Le commerce extérieur, loin de compenser ces faiblesses, contribue négativement à la croissance (-0,4 point), pénalisé par un recul des exportations (-0,7 %) et une reprise des importations (+0,4 %). Les effets escomptés d’un redémarrage mondial post-pandémie tardent à se matérialiser. L’économie française reste embourbée dans une atonie structurelle, renforcée par une compétitivité à la peine.
Dans son bulletin de février 2025, la Banque centrale européenne (BCE) souligne : « L’activité économique reste fragile. L’inflation intérieure demeure élevée, notamment dans les services, tandis que les salaires continuent d’absorber les tensions passées » . Autrement dit, les entreprises peinent à dégager des marges suffisantes pour réinvestir, et les ménages ajustent leur consommation au centime près.
Une économie bridée par des tensions externes et internes
Malgré la baisse des taux directeurs de la BCE de 25 points de base fin janvier 2025, les conditions de financement demeurent restrictives. La Banque de France relève dans ses projections intermédiaires de mars : « Les entreprises restent prudentes face à un environnement monétaire encore contraint, et la consommation des ménages ne redémarre que lentement malgré une progression des revenus réels » .
L’environnement géopolitique n’aide pas. La Banque centrale évoque « des risques accrus liés aux tensions commerciales internationales, aux conflits en Ukraine et au Moyen-Orient, susceptibles d’alimenter des pressions inflationnistes persistantes » . Autant de menaces qui freinent le commerce mondial et pèsent sur les anticipations économiques.
Les prix de l’énergie demeurent volatils, le Brent ayant progressé de +4,7 % entre décembre et janvier, et le gaz européen de +14,6 % sur la même période.

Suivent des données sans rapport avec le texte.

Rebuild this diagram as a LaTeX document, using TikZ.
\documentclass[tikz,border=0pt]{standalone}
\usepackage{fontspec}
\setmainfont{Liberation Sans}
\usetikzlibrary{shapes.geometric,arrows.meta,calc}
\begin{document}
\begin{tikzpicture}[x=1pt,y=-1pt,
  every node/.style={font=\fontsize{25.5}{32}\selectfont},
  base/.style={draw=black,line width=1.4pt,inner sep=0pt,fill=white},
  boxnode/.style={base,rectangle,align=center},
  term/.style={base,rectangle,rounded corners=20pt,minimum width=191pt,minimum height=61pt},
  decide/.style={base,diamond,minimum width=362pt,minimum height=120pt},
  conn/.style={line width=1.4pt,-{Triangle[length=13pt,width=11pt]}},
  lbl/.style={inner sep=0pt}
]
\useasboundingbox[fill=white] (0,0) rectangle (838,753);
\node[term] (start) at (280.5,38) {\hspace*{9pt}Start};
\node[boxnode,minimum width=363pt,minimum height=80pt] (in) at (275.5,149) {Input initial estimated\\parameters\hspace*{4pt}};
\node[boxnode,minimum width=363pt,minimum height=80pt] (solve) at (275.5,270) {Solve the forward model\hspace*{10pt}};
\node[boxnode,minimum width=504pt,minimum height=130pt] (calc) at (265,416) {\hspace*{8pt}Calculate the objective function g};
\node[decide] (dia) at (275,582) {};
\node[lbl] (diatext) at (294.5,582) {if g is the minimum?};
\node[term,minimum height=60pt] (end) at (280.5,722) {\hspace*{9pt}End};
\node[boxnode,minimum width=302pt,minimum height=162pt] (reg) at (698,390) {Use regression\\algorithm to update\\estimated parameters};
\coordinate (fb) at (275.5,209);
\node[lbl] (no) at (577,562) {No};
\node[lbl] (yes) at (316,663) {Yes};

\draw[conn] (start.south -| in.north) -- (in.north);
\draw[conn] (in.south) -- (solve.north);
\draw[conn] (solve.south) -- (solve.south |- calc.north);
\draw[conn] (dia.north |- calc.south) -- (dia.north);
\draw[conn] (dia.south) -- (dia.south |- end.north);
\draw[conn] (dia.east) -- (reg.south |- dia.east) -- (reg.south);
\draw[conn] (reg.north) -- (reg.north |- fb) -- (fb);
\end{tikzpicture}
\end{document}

Quant aux matières premières alimentaires, leur envolée (+5,9 % pour le maïs et le cacao) pourrait fragiliser davantage le pouvoir d’achat dans les mois à venir.

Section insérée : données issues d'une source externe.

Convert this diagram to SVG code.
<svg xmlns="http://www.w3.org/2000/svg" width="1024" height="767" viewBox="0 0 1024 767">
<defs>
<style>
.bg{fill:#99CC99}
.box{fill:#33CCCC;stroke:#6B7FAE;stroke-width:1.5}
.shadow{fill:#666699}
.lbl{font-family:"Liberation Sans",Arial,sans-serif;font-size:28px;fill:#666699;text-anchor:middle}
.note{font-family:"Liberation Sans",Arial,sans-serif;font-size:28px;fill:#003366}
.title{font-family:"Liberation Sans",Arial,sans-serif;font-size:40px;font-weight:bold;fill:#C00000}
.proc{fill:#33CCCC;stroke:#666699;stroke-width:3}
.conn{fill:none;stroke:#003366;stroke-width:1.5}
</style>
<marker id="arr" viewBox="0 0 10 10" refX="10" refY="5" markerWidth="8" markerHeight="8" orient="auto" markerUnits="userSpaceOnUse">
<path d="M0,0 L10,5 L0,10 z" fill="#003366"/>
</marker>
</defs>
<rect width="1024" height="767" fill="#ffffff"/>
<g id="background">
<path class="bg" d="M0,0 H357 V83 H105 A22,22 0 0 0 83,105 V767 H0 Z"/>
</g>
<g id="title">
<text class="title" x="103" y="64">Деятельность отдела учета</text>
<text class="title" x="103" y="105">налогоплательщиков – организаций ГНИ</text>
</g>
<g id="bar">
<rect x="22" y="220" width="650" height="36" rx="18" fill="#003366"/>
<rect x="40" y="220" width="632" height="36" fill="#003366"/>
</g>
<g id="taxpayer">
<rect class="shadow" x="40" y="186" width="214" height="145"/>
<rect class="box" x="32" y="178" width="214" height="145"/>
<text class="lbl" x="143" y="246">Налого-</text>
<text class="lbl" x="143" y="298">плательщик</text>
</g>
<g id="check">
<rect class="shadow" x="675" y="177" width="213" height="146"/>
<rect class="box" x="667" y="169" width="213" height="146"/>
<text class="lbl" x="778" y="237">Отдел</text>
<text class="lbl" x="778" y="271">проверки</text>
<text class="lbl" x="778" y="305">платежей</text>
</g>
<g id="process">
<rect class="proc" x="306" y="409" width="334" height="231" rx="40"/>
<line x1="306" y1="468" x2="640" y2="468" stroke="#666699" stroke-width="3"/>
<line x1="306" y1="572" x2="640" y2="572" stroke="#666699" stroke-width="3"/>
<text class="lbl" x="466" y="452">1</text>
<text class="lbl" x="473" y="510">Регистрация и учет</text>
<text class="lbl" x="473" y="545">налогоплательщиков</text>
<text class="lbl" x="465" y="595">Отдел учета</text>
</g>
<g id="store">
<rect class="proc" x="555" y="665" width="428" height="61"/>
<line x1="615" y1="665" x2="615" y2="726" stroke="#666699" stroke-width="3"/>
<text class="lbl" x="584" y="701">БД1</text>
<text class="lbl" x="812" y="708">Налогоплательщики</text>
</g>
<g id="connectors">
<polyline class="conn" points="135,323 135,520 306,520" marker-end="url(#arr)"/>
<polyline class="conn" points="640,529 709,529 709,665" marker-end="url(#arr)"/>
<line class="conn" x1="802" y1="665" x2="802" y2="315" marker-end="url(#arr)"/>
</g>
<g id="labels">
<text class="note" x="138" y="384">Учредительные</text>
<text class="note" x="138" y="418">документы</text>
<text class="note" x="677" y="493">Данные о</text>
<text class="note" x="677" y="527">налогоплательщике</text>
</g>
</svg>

Quelles perspectives pour les prochains trimestres ?
La Banque de France table sur une croissance annuelle de +0,7 % en 2025, bien en deçà du potentiel de l’économie française, tout comme le gouvernement. Pour y parvenir, il faudra un réveil progressif de la consommation et une stabilisation du contexte international. Mais rien n’est garanti.
Les économistes d’Asterès se montrent prudents : « Les politiques budgétaires ne produisent pas encore les effets escomptés et la réindustrialisation tarde à se concrétiser dans les chiffres ». Le gouvernement reste silencieux, misant sur l’inertie d’une reprise européenne à venir. Mais cette stratégie de l’attente pourrait bien s’avérer coûteuse si le crédit reste cher et si les ménages continuent de thésauriser.
La réalité est simple : sans relance ciblée, sans réformes de productivité, et sans vision industrielle cohérente, la croissance française risque de continuer à jouer les mirages statistiques. Et pendant ce temps, le chômage structurel, l’investissement atone et la stagnation des salaires progressent lentement mais sûrement dans l’ombre des indicateurs macroéconomiques.